STATED GOAL —
Output the first line of the listing and each line after it, up to and including the line that contains "ax = fig.add_axes([0.291, 0.257, 0.6615, 0.604])", exactly as written, minus the pictures.
#### DATA SEGMENT
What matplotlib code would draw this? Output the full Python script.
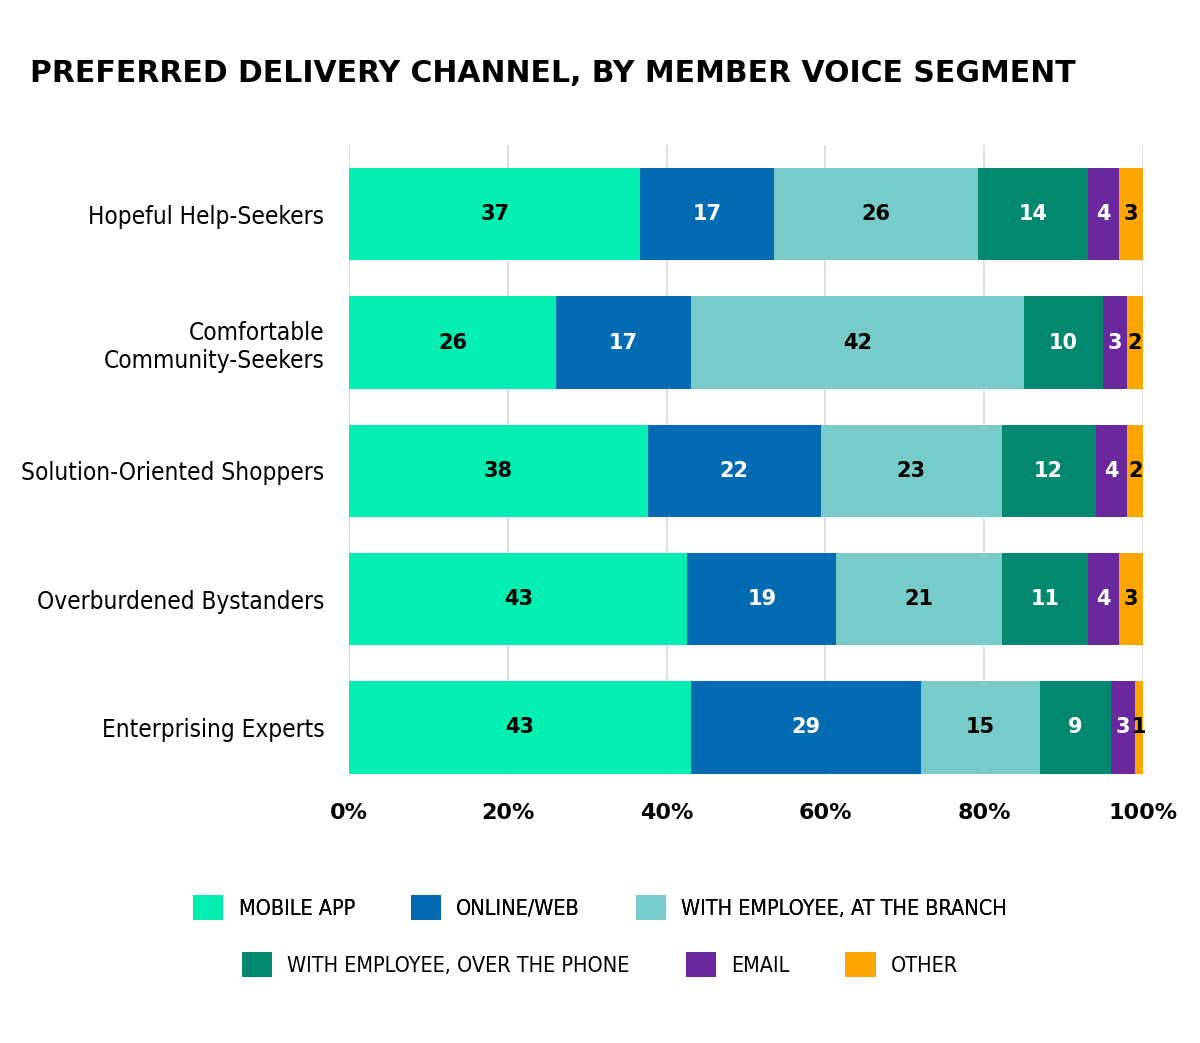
import matplotlib.pyplot as plt
import numpy as np
from matplotlib.patches import Patch
from matplotlib import font_manager as fm

segments = ["Hopeful Help-Seekers", "Comfortable\nCommunity-Seekers",
            "Solution-Oriented Shoppers", "Overburdened Bystanders",
            "Enterprising Experts"]
channels = ["MOBILE APP", "ONLINE/WEB", "WITH EMPLOYEE, AT THE BRANCH",
            "WITH EMPLOYEE, OVER THE PHONE", "EMAIL", "OTHER"]
mobile_app = [37, 26, 38, 43, 43]
online_web = [17, 17, 22, 19, 29]
at_branch = [26, 42, 23, 21, 15]
over_phone = [14, 10, 12, 11, 9]
email = [4, 3, 4, 4, 3]
other = [3, 2, 2, 3, 1]

colors = ["#02efb1", "#036bb2", "#77cbc8", "#02886f", "#6a289f", "#ffa500"]
text_colors = ["black", "white", "black", "white", "white", "black"]


def narrow_font(size):
    # look for a condensed face among the installed fonts
    cands = [f for f in fm.fontManager.ttflist
             if ("narrow" in f.name.lower() or "condensed" in f.name.lower()
                 or "narrow" in f.fname.lower() or "condensed" in f.fname.lower())
             and "italic" not in f.fname.lower() and "oblique" not in f.fname.lower()]
    cands.sort(key=lambda f: ("liberation" not in f.fname.lower(),
                              "bold" in f.fname.lower(), f.fname))
    if cands:
        return fm.FontProperties(fname=cands[0].fname, size=size)
    return fm.FontProperties(family="DejaVu Sans", size=size * 0.82)


series = np.array([mobile_app, online_web, at_branch, over_phone, email, other], dtype=float)
# shares in the source are rounded, so bars are scaled to fill 100%
shares = series / series.sum(axis=0) * 100

fig = plt.figure(figsize=(12, 10.43), dpi=100)
ax = fig.add_axes([0.291, 0.257, 0.6615, 0.604])

y = np.arange(len(segments))
left = np.zeros(len(segments))
for i in range(len(channels)):
    ax.barh(y, shares[i], left=left, height=0.72, color=colors[i], zorder=2)
    for j in range(len(segments)):
        ax.text(left[j] + shares[i][j] / 2, y[j], f"{int(series[i][j])}",
                ha="center", va="center", fontsize=15, fontweight="bold",
                color=text_colors[i], zorder=3)
    left += shares[i]

ax.set_xlim(0, 100)
ax.set_ylim(4.37, -0.54)
ax.set_xticks([0, 20, 40, 60, 80, 100])
ax.set_xticklabels(["0%", "20%", "40%", "60%", "80%", "100%"],
                   fontsize=16, fontweight="bold")
ax.set_yticks(y)
ax.set_yticklabels(segments, fontproperties=narrow_font(17.5))
ax.tick_params(length=0, pad=20)
ax.tick_params(axis="y", pad=18)
ax.grid(axis="x", color="#d9d9d9", linewidth=1.2, zorder=0)
for s in ax.spines.values():
    s.set_visible(False)

fig.text(0.025, 0.93, "PREFERRED DELIVERY CHANNEL, BY MEMBER VOICE SEGMENT",
         fontsize=21.5, fontweight="bold", ha="left", va="center")

handles = [Patch(facecolor=c) for c in colors]
leg_kw = dict(frameon=False, ncol=3, handlelength=1.4, handleheight=1.4,
              handletextpad=0.7, columnspacing=2.6,
              prop=narrow_font(15.5))
leg1 = fig.legend(handles[:3], channels[:3], loc="center",
                  bbox_to_anchor=(0.5, 0.13), **leg_kw)
fig.add_artist(leg1)
fig.legend(handles[3:], channels[3:], loc="center",
           bbox_to_anchor=(0.5, 0.075), **leg_kw)

fig.savefig("out.png", dpi=100, facecolor="white")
########
ANSWER TO THE PROBLEM —
What matplotlib code would draw this? Output the full Python script.
import matplotlib.pyplot as plt
import numpy as np
from matplotlib.patches import Patch
from matplotlib import font_manager as fm

segments = ["Hopeful Help-Seekers", "Comfortable\nCommunity-Seekers",
            "Solution-Oriented Shoppers", "Overburdened Bystanders",
            "Enterprising Experts"]
channels = ["MOBILE APP", "ONLINE/WEB", "WITH EMPLOYEE, AT THE BRANCH",
            "WITH EMPLOYEE, OVER THE PHONE", "EMAIL", "OTHER"]
mobile_app = [37, 26, 38, 43, 43]
online_web = [17, 17, 22, 19, 29]
at_branch = [26, 42, 23, 21, 15]
over_phone = [14, 10, 12, 11, 9]
email = [4, 3, 4, 4, 3]
other = [3, 2, 2, 3, 1]

colors = ["#02efb1", "#036bb2", "#77cbc8", "#02886f", "#6a289f", "#ffa500"]
text_colors = ["black", "white", "black", "white", "white", "black"]


def narrow_font(size):
    # look for a condensed face among the installed fonts
    cands = [f for f in fm.fontManager.ttflist
             if ("narrow" in f.name.lower() or "condensed" in f.name.lower()
                 or "narrow" in f.fname.lower() or "condensed" in f.fname.lower())
             and "italic" not in f.fname.lower() and "oblique" not in f.fname.lower()]
    cands.sort(key=lambda f: ("liberation" not in f.fname.lower(),
                              "bold" in f.fname.lower(), f.fname))
    if cands:
        return fm.FontProperties(fname=cands[0].fname, size=size)
    return fm.FontProperties(family="DejaVu Sans", size=size * 0.82)


series = np.array([mobile_app, online_web, at_branch, over_phone, email, other], dtype=float)
# shares in the source are rounded, so bars are scaled to fill 100%
shares = series / series.sum(axis=0) * 100

fig = plt.figure(figsize=(12, 10.43), dpi=100)
ax = fig.add_axes([0.291, 0.257, 0.6615, 0.604])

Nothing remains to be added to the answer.